[Dataset excerpts]:

========

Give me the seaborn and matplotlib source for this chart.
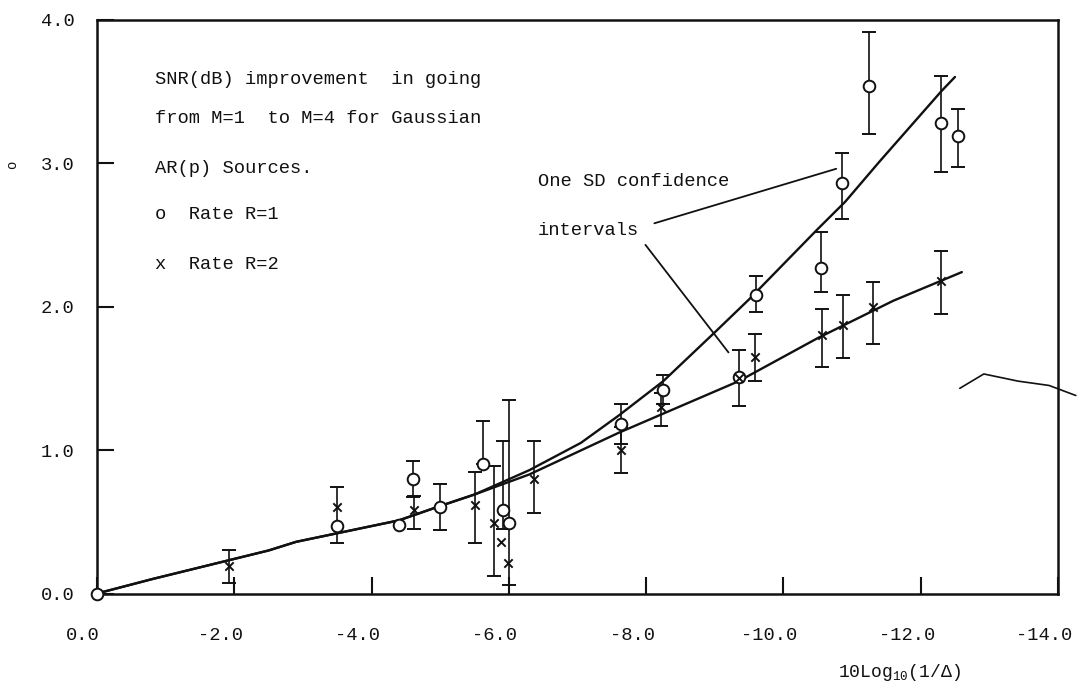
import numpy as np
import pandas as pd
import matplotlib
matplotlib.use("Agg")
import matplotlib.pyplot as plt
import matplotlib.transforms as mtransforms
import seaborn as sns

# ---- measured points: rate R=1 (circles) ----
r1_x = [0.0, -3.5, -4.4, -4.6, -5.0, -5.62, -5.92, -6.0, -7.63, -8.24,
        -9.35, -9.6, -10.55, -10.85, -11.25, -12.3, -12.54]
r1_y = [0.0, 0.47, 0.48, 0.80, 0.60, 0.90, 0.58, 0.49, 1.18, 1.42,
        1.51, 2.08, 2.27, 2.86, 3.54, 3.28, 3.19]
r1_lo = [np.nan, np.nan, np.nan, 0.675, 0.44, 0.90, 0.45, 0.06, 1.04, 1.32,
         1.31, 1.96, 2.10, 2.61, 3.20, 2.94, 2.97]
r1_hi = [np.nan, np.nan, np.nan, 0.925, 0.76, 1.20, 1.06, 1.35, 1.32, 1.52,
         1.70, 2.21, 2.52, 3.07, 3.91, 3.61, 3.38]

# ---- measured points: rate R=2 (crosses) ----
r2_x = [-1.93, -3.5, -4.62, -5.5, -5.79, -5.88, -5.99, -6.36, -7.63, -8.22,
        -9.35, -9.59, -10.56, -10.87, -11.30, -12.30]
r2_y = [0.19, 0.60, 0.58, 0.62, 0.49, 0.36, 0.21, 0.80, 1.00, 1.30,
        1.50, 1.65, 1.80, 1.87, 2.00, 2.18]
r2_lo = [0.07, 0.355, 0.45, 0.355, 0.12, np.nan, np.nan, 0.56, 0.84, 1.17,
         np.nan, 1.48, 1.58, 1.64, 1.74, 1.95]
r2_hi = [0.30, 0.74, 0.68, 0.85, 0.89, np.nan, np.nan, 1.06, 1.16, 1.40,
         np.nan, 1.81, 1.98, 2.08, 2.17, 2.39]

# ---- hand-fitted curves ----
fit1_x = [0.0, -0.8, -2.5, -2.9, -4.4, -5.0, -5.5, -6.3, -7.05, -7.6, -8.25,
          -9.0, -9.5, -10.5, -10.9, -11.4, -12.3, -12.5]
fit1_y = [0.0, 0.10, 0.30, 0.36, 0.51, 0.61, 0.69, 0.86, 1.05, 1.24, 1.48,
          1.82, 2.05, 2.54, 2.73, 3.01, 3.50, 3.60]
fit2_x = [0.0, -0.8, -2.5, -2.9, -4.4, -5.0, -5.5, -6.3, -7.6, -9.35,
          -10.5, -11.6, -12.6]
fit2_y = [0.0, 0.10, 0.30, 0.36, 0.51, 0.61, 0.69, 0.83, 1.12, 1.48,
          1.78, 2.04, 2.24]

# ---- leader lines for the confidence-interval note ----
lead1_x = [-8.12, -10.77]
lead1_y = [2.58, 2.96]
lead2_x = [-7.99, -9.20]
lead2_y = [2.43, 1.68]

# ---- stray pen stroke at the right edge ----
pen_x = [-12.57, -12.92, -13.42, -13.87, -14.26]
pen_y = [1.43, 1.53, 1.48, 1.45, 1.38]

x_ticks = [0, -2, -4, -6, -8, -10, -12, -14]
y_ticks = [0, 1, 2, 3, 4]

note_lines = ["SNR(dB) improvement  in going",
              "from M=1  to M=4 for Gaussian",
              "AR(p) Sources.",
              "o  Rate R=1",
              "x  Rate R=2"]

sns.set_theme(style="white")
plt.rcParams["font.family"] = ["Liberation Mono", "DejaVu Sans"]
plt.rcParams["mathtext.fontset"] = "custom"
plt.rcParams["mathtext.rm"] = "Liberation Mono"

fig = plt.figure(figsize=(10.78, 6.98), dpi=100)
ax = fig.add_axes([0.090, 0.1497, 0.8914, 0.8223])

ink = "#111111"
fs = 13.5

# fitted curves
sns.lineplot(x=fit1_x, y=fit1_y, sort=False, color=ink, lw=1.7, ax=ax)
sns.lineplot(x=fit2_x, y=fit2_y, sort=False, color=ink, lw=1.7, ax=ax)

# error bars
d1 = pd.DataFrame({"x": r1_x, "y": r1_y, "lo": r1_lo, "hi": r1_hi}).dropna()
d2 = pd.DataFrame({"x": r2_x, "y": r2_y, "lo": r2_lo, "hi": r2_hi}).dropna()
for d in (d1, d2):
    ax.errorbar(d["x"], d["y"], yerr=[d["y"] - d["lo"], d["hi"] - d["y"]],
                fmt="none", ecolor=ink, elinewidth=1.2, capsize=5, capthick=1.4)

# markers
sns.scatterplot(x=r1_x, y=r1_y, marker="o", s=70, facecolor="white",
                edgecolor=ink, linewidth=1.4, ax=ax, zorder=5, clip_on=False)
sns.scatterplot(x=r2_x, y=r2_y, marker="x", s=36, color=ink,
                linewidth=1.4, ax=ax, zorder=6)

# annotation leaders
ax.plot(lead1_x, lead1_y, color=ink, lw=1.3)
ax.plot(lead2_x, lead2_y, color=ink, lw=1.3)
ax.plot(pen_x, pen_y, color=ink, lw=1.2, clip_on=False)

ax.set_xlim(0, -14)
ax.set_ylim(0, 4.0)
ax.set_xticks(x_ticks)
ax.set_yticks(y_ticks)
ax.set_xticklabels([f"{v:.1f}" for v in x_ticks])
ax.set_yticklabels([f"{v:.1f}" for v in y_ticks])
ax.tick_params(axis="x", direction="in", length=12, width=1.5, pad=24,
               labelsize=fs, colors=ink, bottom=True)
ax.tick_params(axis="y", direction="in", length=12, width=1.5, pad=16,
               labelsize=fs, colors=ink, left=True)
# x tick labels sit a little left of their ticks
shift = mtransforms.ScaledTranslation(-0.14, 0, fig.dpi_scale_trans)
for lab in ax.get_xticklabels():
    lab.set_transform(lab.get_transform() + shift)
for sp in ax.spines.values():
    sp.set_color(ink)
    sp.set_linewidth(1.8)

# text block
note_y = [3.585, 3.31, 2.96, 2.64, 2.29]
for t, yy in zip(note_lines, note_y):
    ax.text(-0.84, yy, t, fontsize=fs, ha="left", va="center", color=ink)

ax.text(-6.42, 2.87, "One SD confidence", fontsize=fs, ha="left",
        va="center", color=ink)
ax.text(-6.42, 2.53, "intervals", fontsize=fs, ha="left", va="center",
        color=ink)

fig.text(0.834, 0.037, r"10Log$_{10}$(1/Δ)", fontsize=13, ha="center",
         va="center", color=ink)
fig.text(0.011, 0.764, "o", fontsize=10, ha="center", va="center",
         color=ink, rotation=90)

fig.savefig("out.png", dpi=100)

========

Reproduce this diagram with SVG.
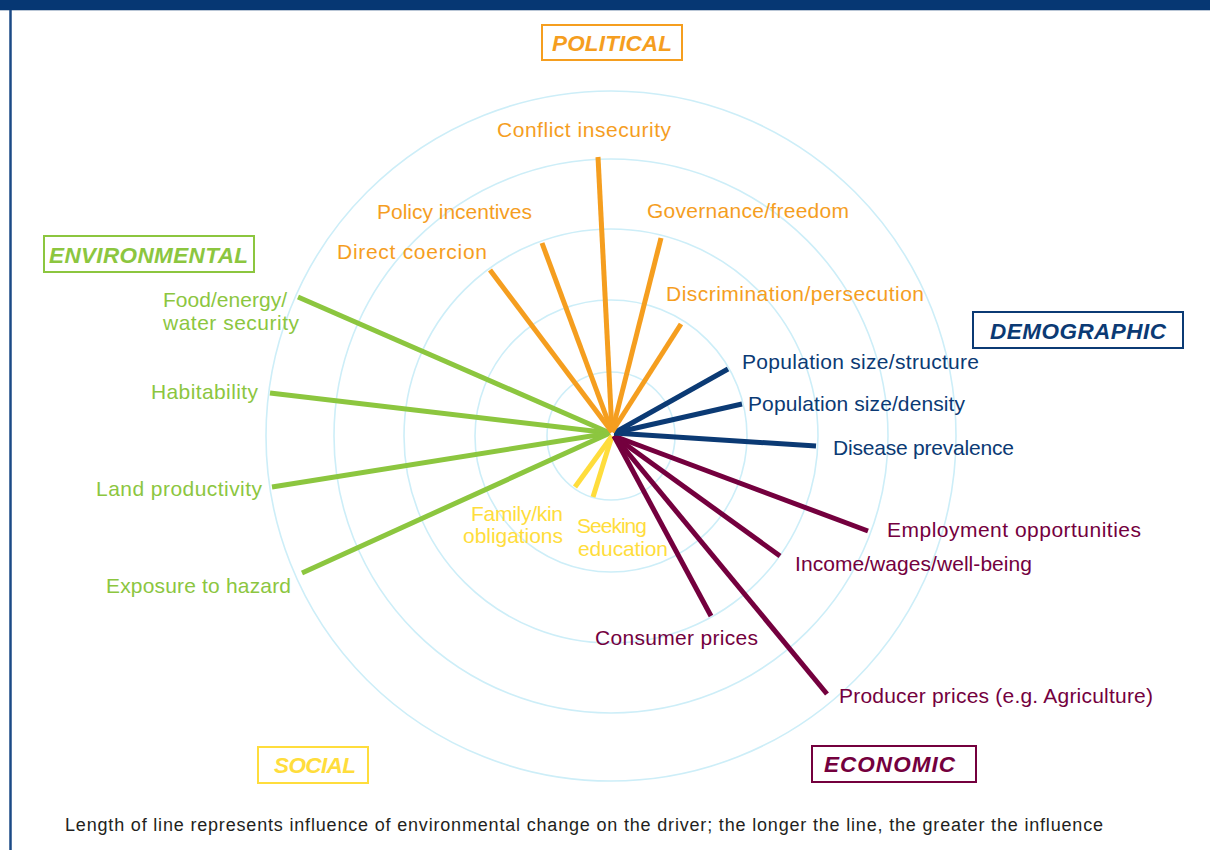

========

[Written task]:
Reproduce the lines above starting at the one with "Give me the" and ending at the one with "import seaborn as sns", both included, exactly and with no pictures.

[The reply]:
Give me the seaborn and matplotlib source for this chart.
import numpy as np
import pandas as pd
import matplotlib
matplotlib.use("Agg")
import matplotlib.pyplot as plt
import matplotlib.transforms as mtransforms
import seaborn as sns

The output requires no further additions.